A presentation tonight will acknowledge a memorable double for Haughton Cricket Club and some welcome good news for the grass roots game.

Compelled to submit apologies for absence, the column caught up with club president Norman Sturman and vice-president Brian Dobinson over coffee last Sunday morning.

“Stormin’” Norman is 83, with Haughton since 1965 and overall winner of the Northern Echo Local Heroes award in 2002. “The embodiment of everything that is good about grass roots sport,” said the citation.

He retired from playing when 75, though his whites remain in an upstairs drawer, pressed and ready for a call to action.

It’s a bit like the Great Steam Engine Reserve, somewhere beneath a hill near you.

Brian’s 65, with Haughton since 1976 and a former Darlington and District League president. His kit’s long since been thrown out, knackered knees lowering his expectations.

Both are still never away from the ground. “It has its problems,” says Brian, “but there’s still nothing to beat cricket at this level.”

Haughton’s tacked onto Darlington’s south-east skirts, the ever-improving ground in Great Burdon. The first team won the district league A division, the resurgent seconds claimed the B division title after escaping relegation by a single point the season before.

It’s the first time that a village side has completed the Darlington double, though Richmond managed it 41 years ago.

Yet more good news is that Lands CC, whose demise we reported in the Spring, are on the verge of re-forming. Haughton’s success is also good for our friends at Cliffe, reprieved from A division relegation because two teams from one club can’t play in the same division. No such luck for Middleton-in-Teesdale.

The bad news is that both Brian and Norman believe that the league, presently with three divisions, will be down to one within a decade. One of the league’s oldest clubs, with two teams, is said particularly to be struggling.

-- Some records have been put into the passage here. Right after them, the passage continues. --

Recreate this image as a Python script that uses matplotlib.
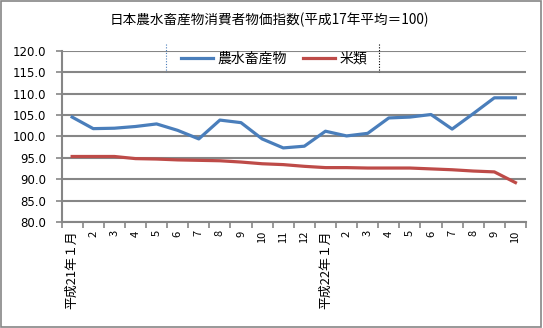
import matplotlib
matplotlib.use('Agg')
import matplotlib.pyplot as plt
from matplotlib.lines import Line2D
from matplotlib.patches import Rectangle

plt.rcParams['font.family'] = ['Noto Sans CJK JP', 'DejaVu Sans']

# Data (index, 平成17年平均 = 100)
months = ['平成21年１月', '2', '3', '4', '5', '6', '7', '8', '9', '10', '11', '12',
          '平成22年１月', '2', '3', '4', '5', '6', '7', '8', '9', '10']
agri = [104.5, 101.8, 101.9, 102.3, 102.9, 101.4, 99.4, 103.8, 103.2, 99.4, 97.3, 97.7,
        101.2, 100.1, 100.7, 104.3, 104.5, 105.1, 101.7, 105.3, 109.0, 109.0]
rice = [95.3, 95.3, 95.3, 94.8, 94.7, 94.5, 94.4, 94.3, 94.0, 93.6, 93.4, 93.0,
        92.7, 92.7, 92.6, 92.6, 92.6, 92.4, 92.2, 91.9, 91.7, 89.2]
yticks = [80, 85, 90, 95, 100, 105, 110, 115, 120]

grey = '#868686'

fig = plt.figure(figsize=(5.43, 3.28), dpi=100)
ax = fig.add_axes([0.1134, 0.3232, 0.9687 - 0.1134, 0.8454 - 0.3232])

x = list(range(len(months)))
ax.plot(x, agri, color='#4A7EBB', lw=2.3, label='農水畜産物')
ax.plot(x, rice, color='#BE4B48', lw=2.3, label='米類')

ax.set_xlim(-0.5, len(months) - 0.5)
ax.set_ylim(80, 120)
ax.set_yticks(yticks)
ax.set_yticklabels([f'{v:.1f}' for v in yticks], fontsize=8.5, family='DejaVu Sans')
ax.yaxis.grid(True, color=grey, lw=1.5)
ax.set_axisbelow(True)

# category boundaries get tick marks, centres get labels
ax.set_xticks([i - 0.5 for i in range(len(months) + 1)])
ax.set_xticklabels([])
ax.set_xticks(x, minor=True)
labels = ax.set_xticklabels(months, minor=True, rotation=90, fontsize=9.3,
                            va='top', ha='center')
for lab in labels:
    if lab.get_text().isdigit():
        lab.set_fontsize(8)
ax.tick_params(axis='x', which='minor', length=0, pad=6)
ax.tick_params(axis='x', which='major', length=4, width=1.2, color=grey, direction='out')
ax.tick_params(axis='y', length=4, width=1.2, color=grey, pad=7)

for side in ['top', 'right']:
    ax.spines[side].set_visible(False)
for side in ['left', 'bottom']:
    ax.spines[side].set_color(grey)
    ax.spines[side].set_linewidth(1.5)

fig.text(0.497, 0.939, '日本農水畜産物消費者物価指数(平成17年平均＝100)',
         ha='center', va='center', fontsize=9.8)

fig.legend(loc='center', bbox_to_anchor=(274 / 543, 1 - 59 / 328), ncol=2,
           frameon=False, fontsize=10, handlelength=2.3, handletextpad=0.3,
           columnspacing=1.2, borderpad=0)

# dotted artefacts beside the legend
fig.add_artist(Line2D([165.5 / 543] * 2, [1 - 44 / 328, 1 - 72 / 328],
                      color='#4A7EBB', lw=0.8, ls=(0, (1, 1.5))))
fig.add_artist(Line2D([378.5 / 543] * 2, [1 - 44 / 328, 1 - 72 / 328],
                      color='black', lw=0.8, ls=(0, (1, 1.5))))

# outer frame
fig.add_artist(Rectangle((0.002, 0.003), 0.995, 0.993, transform=fig.transFigure,
                         fill=False, edgecolor=grey, lw=1.2))

fig.savefig('out.png', dpi=100)
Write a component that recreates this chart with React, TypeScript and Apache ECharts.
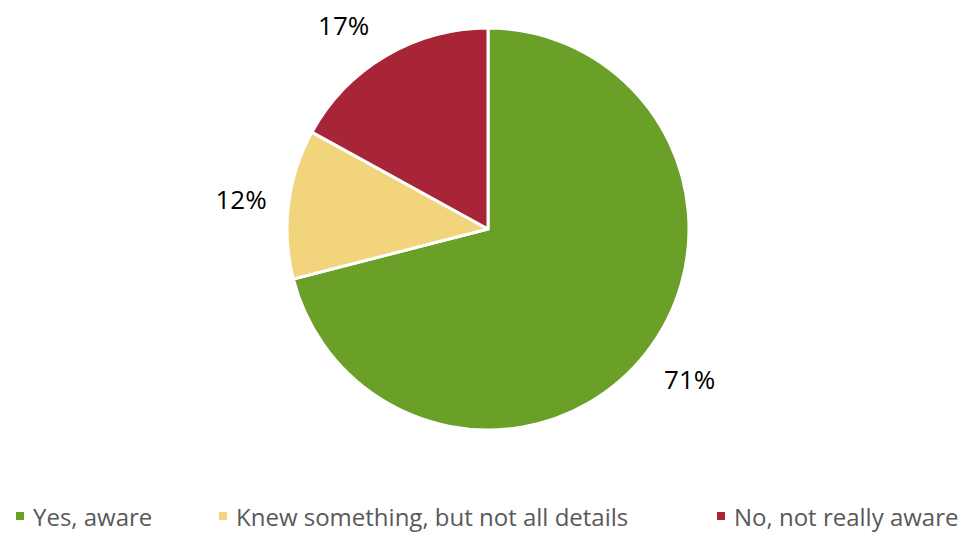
import React, { useEffect, useRef } from "react";
import * as echarts from "echarts";

const categories = ["Yes, aware", "Knew something, but not all details", "No, not really aware"];
const values = [71, 12, 17];
const colors = ["#6a9f28", "#f2d47c", "#a72537"];
const legendLefts = [14, 217, 715];
const labelOffsets = [[1, -6], [5, 2], [-15, 15]];

export default function App() {
  const ref = useRef<HTMLDivElement>(null);
  useEffect(() => {
    document.body.style.margin = "0";
    const chart = echarts.init(ref.current!, null, { renderer: "svg" });
    const data = categories.map((name, i) => ({ name, value: values[i], itemStyle: { color: colors[i] } }));
    const font = "'Open Sans', 'Liberation Sans', sans-serif";
    chart.setOption({
      animation: false,
      backgroundColor: "#ffffff",
      legend: categories.map((name, i) => ({
        left: legendLefts[i],
        top: 504,
        padding: 0,
        icon: "rect",
        itemWidth: 10,
        itemHeight: 10,
        selectedMode: false,
        data: [{ name, itemStyle: { color: colors[i] } }],
        textStyle: { fontFamily: font, fontSize: 24, lineHeight: 24, color: "#595959", padding: [0, 0, 0, 3] },
      })),
      series: [
        {
          type: "pie",
          center: [488, 229],
          radius: 201,
          startAngle: 90,
          clockwise: true,
          label: { show: false },
          labelLine: { show: false },
          emphasis: { disabled: true },
          itemStyle: { borderColor: "#ffffff", borderWidth: 3 },
          data,
        },
        {
          type: "pie",
          center: [488, 229],
          radius: [201, 301],
          startAngle: 90,
          clockwise: true,
          silent: true,
          legendHoverLink: false,
          emphasis: { disabled: true },
          itemStyle: { color: "transparent", borderWidth: 0 },
          label: {
            show: true,
            position: "inside",
            formatter: (p: any) => `${p.value}%`,
            fontFamily: font,
            fontSize: 26,
            color: "#000000",
          },
          labelLine: { show: false },
          data: categories.map((name, i) => ({
            name,
            value: values[i],
            itemStyle: { color: "transparent" },
            label: { offset: labelOffsets[i] },
          })),
        },
      ],
    });
    return () => chart.dispose();
  }, []);
  return <div ref={ref} style={{ width: 979, height: 533 }} />;
}
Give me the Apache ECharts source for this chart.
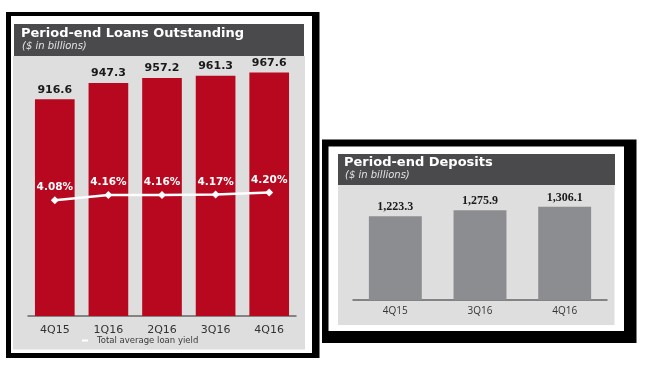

At Haughton, they also lament the loss of the game’s social spirit. Once, they recall, they might have 30 or 40 back in the Highland Laddie, the nearest pub, for post-match unwinding. Now the visitors rarely turn out at all.

“You don’t get wives and girlfriends, either,” says Norman. “”When we were young cricket’s all there was to do. Now all they want is their computers.”

The firsts took 76 points out of a possible 80 from nearest rivals Raby Castle and Nunthorpe, achieving a last ball tie and a last ball win against the Middlesbrough side.

Champions before the last day, they were presented with the trophy at their own ground, travelled to East Cowton for the season’s final game and were back at Burdon to witness the seconds triumph with a win over nearest rivals Spennymoor.

Brian was on holiday in America. “I was getting texts every five minutes,” he recalls.

The second team has been strengthened by a youth recruitment drive. “We promised that if youngsters were available, no more than five older guys would play at the same time,” says Norman. “We had to do something, we were all growing old together.”

The presentation evening is at All Saints church hall in Darlington, licence obtained though the highlight is reckoned to be the pig racing – the contestants battery operated but still squealing like, well, stuck pigs.

“The excitement’s amazing,” says Brian. Sometimes, it’s whispered, owners might have as much as £1 on their chosen pig, though best not tell the good folk of All Saints.

It may be, as Mr George Orwell tried to suggest, that all pigs are equal – but in the Darlington and District League in 2018, some are more equal than others.

Stormin’ Norman is also a prolific recorder both of Haughton’s fortunes and of local history. His latest is a little book on his life as an assistant surveyor in the East Cleveland ironstone mines in the 50s and 60s.

As an apprentice, required to attend day courses at Sunderland Tech, he’d rise at 4 30am and catch the 5.15 miners’ bus from Hinderwell to Loftus.

Thence a bus to Middlesbrough, an hour’s wait for the train to Sunderland, a walk from the station and arrival half way through the first lesson.

The return journey deposited him back in Hinderwell at 10.50pm, getting on 19 hours after he’d left – “a shade weary,” the book recalls, and definitely no time for cricket.

After morning coffee with the Haughton hierarchy, we head across town for something a little stronger at Darlington Cricket Club, where booklets detailing the summer’s statistics are available.

Among much of interest is that Liam Coates was responsible for the seven highest first team scores, including the only century. Has anyone ever managed the top eight?

The Feethams clubhouse is also the venue, this very evening, for the highlight of the North-East social calendar. It’s for that reason that we really must give Haughton a miss.

….and finally, the six Southampton players in 1983-84 who’d also captained England (Backtrack, October 27) were Alan Ball, Mick Channon, Kevin Keegan, Mick Mills, Peter Shilton and Dave Watson.

When Wilfred Zaha “won” a penalty for Crystal Palace against Arsenal on Sunday, it was his 11th awarded for a foul against him in the past five seasons. Readers are invited to name the only Premier League player to have won more.

On the spot as always, the column returns in a fortnight.